Linkspolitische Satire

Kabarettist Hans Fässler nimmt Kantonsjubiläum mit «Louverture stirbt 1803» auf die Schippe

Lichtensteig. Mit Hellraumprojektor und Gitarre begeisterte Hans Fässler im «Chössi»-Theater ein intellektuelles Publikum mit links-politischem Kabarett zum Kantonsjubiläum.

Tanja Trauboth

Auch Hans Fässler, der «Alt-Links-Satiriker», wie er sich am Samstagabend im «Chössi»-Theater vorstellte, musste sich zum 200-Jahr-Jubiläum des Kantons St. Gallen etwas einfallen lassen, denn der grosszügige Kanton St. Gallen hatte auch etwas Geld übrig für die eigene «Rufschädigung», wofür sich der Künstler auf der zuletzt auf den Hellraumprojektor gelegten Folie in aller Form beim Kanton St. Gallen herzlichst bedankte.

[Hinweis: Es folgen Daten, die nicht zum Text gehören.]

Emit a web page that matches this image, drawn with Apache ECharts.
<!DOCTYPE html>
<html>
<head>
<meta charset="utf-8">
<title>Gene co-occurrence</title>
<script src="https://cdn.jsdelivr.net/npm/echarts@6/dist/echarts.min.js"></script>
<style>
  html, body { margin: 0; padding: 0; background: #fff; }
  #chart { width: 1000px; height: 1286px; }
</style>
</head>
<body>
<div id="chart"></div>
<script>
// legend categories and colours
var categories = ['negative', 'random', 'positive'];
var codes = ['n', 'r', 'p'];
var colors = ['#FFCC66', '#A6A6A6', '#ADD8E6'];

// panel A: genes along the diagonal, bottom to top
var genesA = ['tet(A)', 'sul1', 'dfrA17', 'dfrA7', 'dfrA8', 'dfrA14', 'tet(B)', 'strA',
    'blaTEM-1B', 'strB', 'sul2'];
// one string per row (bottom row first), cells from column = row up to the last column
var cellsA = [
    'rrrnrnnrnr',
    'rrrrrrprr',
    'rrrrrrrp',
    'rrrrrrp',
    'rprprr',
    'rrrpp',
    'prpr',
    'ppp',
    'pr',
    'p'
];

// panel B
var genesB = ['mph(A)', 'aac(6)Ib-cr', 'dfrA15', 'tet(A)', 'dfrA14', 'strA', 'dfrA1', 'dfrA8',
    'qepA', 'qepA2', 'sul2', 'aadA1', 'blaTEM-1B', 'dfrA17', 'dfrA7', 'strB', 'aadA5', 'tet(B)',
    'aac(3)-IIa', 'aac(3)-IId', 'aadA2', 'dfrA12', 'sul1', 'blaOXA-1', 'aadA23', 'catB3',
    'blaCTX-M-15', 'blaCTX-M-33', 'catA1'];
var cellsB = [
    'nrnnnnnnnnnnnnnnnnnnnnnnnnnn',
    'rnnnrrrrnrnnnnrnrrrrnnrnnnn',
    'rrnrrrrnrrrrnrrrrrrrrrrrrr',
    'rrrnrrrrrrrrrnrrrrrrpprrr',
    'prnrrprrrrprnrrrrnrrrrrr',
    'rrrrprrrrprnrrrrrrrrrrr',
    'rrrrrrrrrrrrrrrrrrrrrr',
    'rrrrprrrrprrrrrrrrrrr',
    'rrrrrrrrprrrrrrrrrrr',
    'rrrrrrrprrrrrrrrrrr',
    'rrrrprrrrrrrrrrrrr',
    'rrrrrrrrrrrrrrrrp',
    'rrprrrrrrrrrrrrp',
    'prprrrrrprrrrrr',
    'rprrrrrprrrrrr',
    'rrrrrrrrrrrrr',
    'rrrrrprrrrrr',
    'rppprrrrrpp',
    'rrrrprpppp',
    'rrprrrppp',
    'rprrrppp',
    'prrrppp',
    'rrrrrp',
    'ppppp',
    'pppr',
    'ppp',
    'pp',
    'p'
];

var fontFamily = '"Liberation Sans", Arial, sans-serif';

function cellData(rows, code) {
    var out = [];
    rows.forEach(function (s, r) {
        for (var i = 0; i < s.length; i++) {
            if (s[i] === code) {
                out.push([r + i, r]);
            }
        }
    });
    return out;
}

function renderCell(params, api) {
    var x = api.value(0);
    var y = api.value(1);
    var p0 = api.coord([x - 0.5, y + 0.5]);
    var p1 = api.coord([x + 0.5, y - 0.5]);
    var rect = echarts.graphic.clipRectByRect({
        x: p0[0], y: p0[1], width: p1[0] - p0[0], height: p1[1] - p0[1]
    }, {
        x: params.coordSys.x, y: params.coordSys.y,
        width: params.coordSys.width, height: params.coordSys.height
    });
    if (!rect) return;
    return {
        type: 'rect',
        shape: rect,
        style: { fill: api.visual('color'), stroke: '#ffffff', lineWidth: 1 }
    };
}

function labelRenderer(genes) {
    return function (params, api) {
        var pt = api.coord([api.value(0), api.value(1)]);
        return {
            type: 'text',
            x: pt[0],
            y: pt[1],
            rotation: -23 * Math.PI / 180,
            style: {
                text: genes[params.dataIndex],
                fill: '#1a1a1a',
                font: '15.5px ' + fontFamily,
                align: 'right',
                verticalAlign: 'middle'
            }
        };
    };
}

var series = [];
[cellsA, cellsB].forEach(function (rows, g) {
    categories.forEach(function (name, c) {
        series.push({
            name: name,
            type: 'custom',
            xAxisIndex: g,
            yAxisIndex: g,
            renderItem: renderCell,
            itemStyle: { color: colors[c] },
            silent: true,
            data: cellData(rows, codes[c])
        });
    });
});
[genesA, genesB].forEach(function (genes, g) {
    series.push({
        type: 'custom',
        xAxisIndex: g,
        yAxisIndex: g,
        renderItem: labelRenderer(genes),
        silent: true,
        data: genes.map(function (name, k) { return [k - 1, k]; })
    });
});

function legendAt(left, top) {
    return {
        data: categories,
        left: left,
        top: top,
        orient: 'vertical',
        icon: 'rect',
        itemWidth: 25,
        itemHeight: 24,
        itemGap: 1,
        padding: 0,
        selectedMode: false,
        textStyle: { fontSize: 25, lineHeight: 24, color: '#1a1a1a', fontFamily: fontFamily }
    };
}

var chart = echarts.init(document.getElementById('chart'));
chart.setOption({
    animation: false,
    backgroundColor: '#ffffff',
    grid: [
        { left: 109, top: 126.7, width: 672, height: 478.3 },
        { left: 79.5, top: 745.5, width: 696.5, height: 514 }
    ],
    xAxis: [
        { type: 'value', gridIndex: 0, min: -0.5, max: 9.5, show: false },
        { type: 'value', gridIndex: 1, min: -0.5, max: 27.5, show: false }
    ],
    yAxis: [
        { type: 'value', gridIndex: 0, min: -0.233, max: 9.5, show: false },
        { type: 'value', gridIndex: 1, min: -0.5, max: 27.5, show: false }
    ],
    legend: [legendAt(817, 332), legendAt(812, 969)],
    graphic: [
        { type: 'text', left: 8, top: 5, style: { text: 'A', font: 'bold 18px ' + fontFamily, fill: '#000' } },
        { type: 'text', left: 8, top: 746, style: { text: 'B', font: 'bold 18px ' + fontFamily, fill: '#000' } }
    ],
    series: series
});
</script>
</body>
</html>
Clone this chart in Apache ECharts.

Fernsehen, Computer, Vortrag

Der Hellraumprojektor simulierte Fernsehbildschirm, Computer, Jahresbericht des Verkehrsverbands, Lehrerfortbildung. Eingefärbt mit den typischen Akzenten des Baslers, Appenzell-Innerhoders, Wieners, des Franzosen und des Bayern trug der Komödiant auf Hochdeutsch vor, manchmal auch in Englisch. Mit «XY-Chromosom» mokierte er eine Fernsehsendung des Senders Tele Oha, in der ein schnieker Moderator die Eltern des gesundheitlich angeschlagenen, 200-jährigen Herrn S. G. sucht. Beim «Phone-in» melden sich zwei mögliche Väter, ein Herr Krieg, der sich als «Vater aller Dinge» ausgibt, sowie der Mönch Gallus, der statt der geforderten «Blut, Schweiss und Tränen» gelobt, ein Stück Knochen für die DNA-Probe einzuschicken. Dazwischen kam die «Tagesschau» mit Berichten vom eigentlichen Thema. Sauber in den Archiven recherchiert, zeichnet Fässler das Schicksal des Toussaint Louverture, schwarzer Sklavenaufständischer aus Haiti, auf, der im Jahr der Gründung des Kantons St. Gallen 1803 in einem französischen Gefängnis nahe der Grenze zur Schweiz starb. Im Laufe des Abends zieht Hans Fässler immer neue Verknüpfungen zum Kantonsjubiläum.


Schweizer Söldner

So kämpften bei der haitianischen Revolution auch 600 Schweizer Söldner auf französischer Seite gegen die aufständischen Sklaven, darunter auch St. Galler. Als Reporter Walter van Gent berichtet Fässler in der Tagesschau mit niederländischem Akzent von den Geschehnissen. Wind und Geräusch simuliert ein vom Alleinunterhalter mit Fussdruck bedienter Föhn. Weiter stellt sich heraus, dass sich Schweizer Patrizierfamilien bereits im 18. Jahrhundert durch die Finanzierung moralisch verwerflicher Geschäfte schuldig gemacht haben. Zwar sei gesichert, dass die Schweiz nicht an der Produktion von Gewehren und Ketten beteiligt gewesen sei, wohl aber bei der Finanzierung des Sklavenhandels, lässt Fässler den amerikanischen Anwalt Ed Fagan im Stück sagen. Die Sammelklage der Nachfahren schwarzer Sklaven sei bereits unter Dach und Fach.


Insiderwissen nötig

Fässler setzt bei seinem Publikum Kenntnisse voraus, erworben vielleicht durch die regelmässige Lektüre einer linken Wochenzeitung. Auch Marcel Reich-Ranitzky sowie die Geschichte des Kantons St. Gallen sollte man kennen, um das Stück «Louverture» zu verstehen. Das Publikum kennt dafür die Tücken der visuellen Medien in Lehrsälen und bei Vortragsveranstaltungen. Die Zuschauer lachten, wenn Kabarettist Hans Fässler ernsthaft und im Jargon der Fachsimpler absurde Zusammenhänge vorträgt, zum Beispiel der Vergleich Haiti - Tahiti - Heidi. Die Präsentationsfolie selbst ist so unleserlich gestaltet wie möglich: In Wellenlinien gezogene, schräge, grösser werdende Buchstaben in blassblauer Farbe, alle Raffinessen des Computerprogramms nutzend. Den Abschluss bilden Vorschläge für weitere Jubiläen, zum Beispiel «100 Jahre Tür statt Thür (Rechtschreibereform), «100 Jahre Aspirin», «3 Jahre Mumie aus Teig». Letzteres ist einmal mehr nur Insidern der St. Galler Bäckereiszene erklärlich.